▸ PROBLEM STATEMENT: Set down the data below without change, skipping the pictures it holds.

▸ DATASET EXTRACT:
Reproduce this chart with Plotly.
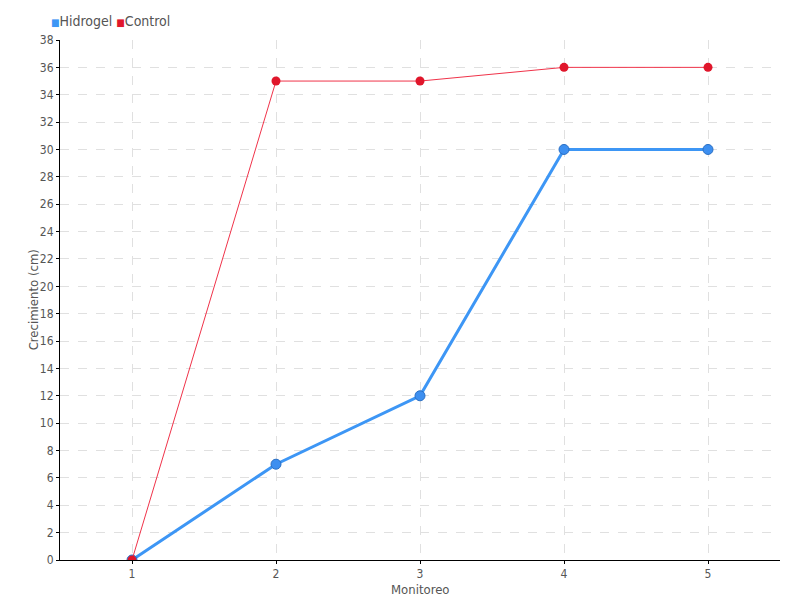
import plotly.graph_objects as go

# Monitoreo vs crecimiento
monitoreo = [1, 2, 3, 4, 5]
hidrogel = [0, 7, 12, 30, 30]
control = [0, 35, 35, 36, 36]
y_ticks = list(range(0, 39, 2))

FONT = "Liberation Sans Narrow, DejaVu Sans Condensed, sans-serif"

fig = go.Figure()

fig.add_trace(go.Scatter(
    x=monitoreo, y=hidrogel, mode="lines+markers", name="Hidrogel",
    line=dict(color="#3d96f5", width=3),
    marker=dict(size=10, color="#3d8ff0", line=dict(color="#2a6fc4", width=1)),
))
fig.add_trace(go.Scatter(
    x=monitoreo, y=control, mode="lines+markers", name="Control",
    line=dict(color="#f0334a", width=1),
    marker=dict(size=9, color="#e0162b"),
))

# compact legend with square symbols
legend_text = ('<span style="color:#3d96f5;font-size:10px">■</span>Hidrogel '
               '<span style="color:#e0162b;font-size:10px">■</span>Control')
fig.add_annotation(text=legend_text, xref="paper", yref="paper", x=-0.015, y=1.017,
                   xanchor="left", yanchor="bottom", showarrow=False,
                   font=dict(size=14, color="#555"))

# axis titles as annotations so they sit close to the ticks
fig.add_annotation(text="Monitoreo", xref="paper", yref="paper", x=0.5, y=-0.056,
                   xanchor="center", yanchor="middle", showarrow=False,
                   font=dict(size=13, color="#555"))
fig.add_annotation(text="Crecimiento (cm)", xref="paper", yref="paper", x=-0.037, y=0.5,
                   xanchor="center", yanchor="middle", textangle=-90, showarrow=False,
                   font=dict(size=13, color="#555"))

# page body adds ~8px offset, so margins are shifted to compensate
fig.update_layout(
    width=800, height=600,
    margin=dict(l=52, r=28, t=32, b=48, autoexpand=False),
    plot_bgcolor="white", paper_bgcolor="white",
    font=dict(family=FONT, size=12, color="#555"),
    showlegend=False,
)

fig.update_xaxes(
    range=[0.5, 5.5], tickvals=monitoreo, ticktext=[str(m) for m in monitoreo],
    showline=True, linecolor="black", linewidth=1,
    ticks="outside", ticklen=3, tickcolor="black",
    showgrid=True, gridcolor="#e0e0e0", griddash="dash",
    zeroline=False, tickfont=dict(size=12),
)
fig.update_yaxes(
    range=[0, 38], tickvals=y_ticks,
    showline=True, linecolor="black", linewidth=1,
    ticks="outside", ticklen=3, tickcolor="black",
    showgrid=True, gridcolor="#e0e0e0", griddash="dash",
    zeroline=False, tickfont=dict(size=12),
)

fig.write_html("out.html")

▸ FINAL ANSWER:
Reproduce this chart with Plotly.
import plotly.graph_objects as go

# Monitoreo vs crecimiento
monitoreo = [1, 2, 3, 4, 5]
hidrogel = [0, 7, 12, 30, 30]
control = [0, 35, 35, 36, 36]
y_ticks = list(range(0, 39, 2))

FONT = "Liberation Sans Narrow, DejaVu Sans Condensed, sans-serif"

fig = go.Figure()

fig.add_trace(go.Scatter(
    x=monitoreo, y=hidrogel, mode="lines+markers", name="Hidrogel",
    line=dict(color="#3d96f5", width=3),
    marker=dict(size=10, color="#3d8ff0", line=dict(color="#2a6fc4", width=1)),
))
fig.add_trace(go.Scatter(
    x=monitoreo, y=control, mode="lines+markers", name="Control",
    line=dict(color="#f0334a", width=1),
    marker=dict(size=9, color="#e0162b"),
))

# compact legend with square symbols
legend_text = ('<span style="color:#3d96f5;font-size:10px">■</span>Hidrogel '
               '<span style="color:#e0162b;font-size:10px">■</span>Control')
fig.add_annotation(text=legend_text, xref="paper", yref="paper", x=-0.015, y=1.017,
                   xanchor="left", yanchor="bottom", showarrow=False,
                   font=dict(size=14, color="#555"))

# axis titles as annotations so they sit close to the ticks
fig.add_annotation(text="Monitoreo", xref="paper", yref="paper", x=0.5, y=-0.056,
                   xanchor="center", yanchor="middle", showarrow=False,
                   font=dict(size=13, color="#555"))
fig.add_annotation(text="Crecimiento (cm)", xref="paper", yref="paper", x=-0.037, y=0.5,
                   xanchor="center", yanchor="middle", textangle=-90, showarrow=False,
                   font=dict(size=13, color="#555"))

# page body adds ~8px offset, so margins are shifted to compensate
fig.update_layout(
    width=800, height=600,
    margin=dict(l=52, r=28, t=32, b=48, autoexpand=False),
    plot_bgcolor="white", paper_bgcolor="white",
    font=dict(family=FONT, size=12, color="#555"),
    showlegend=False,
)

fig.update_xaxes(
    range=[0.5, 5.5], tickvals=monitoreo, ticktext=[str(m) for m in monitoreo],
    showline=True, linecolor="black", linewidth=1,
    ticks="outside", ticklen=3, tickcolor="black",
    showgrid=True, gridcolor="#e0e0e0", griddash="dash",
    zeroline=False, tickfont=dict(size=12),
)
fig.update_yaxes(
    range=[0, 38], tickvals=y_ticks,
    showline=True, linecolor="black", linewidth=1,
    ticks="outside", ticklen=3, tickcolor="black",
    showgrid=True, gridcolor="#e0e0e0", griddash="dash",
    zeroline=False, tickfont=dict(size=12),
)

fig.write_html("out.html")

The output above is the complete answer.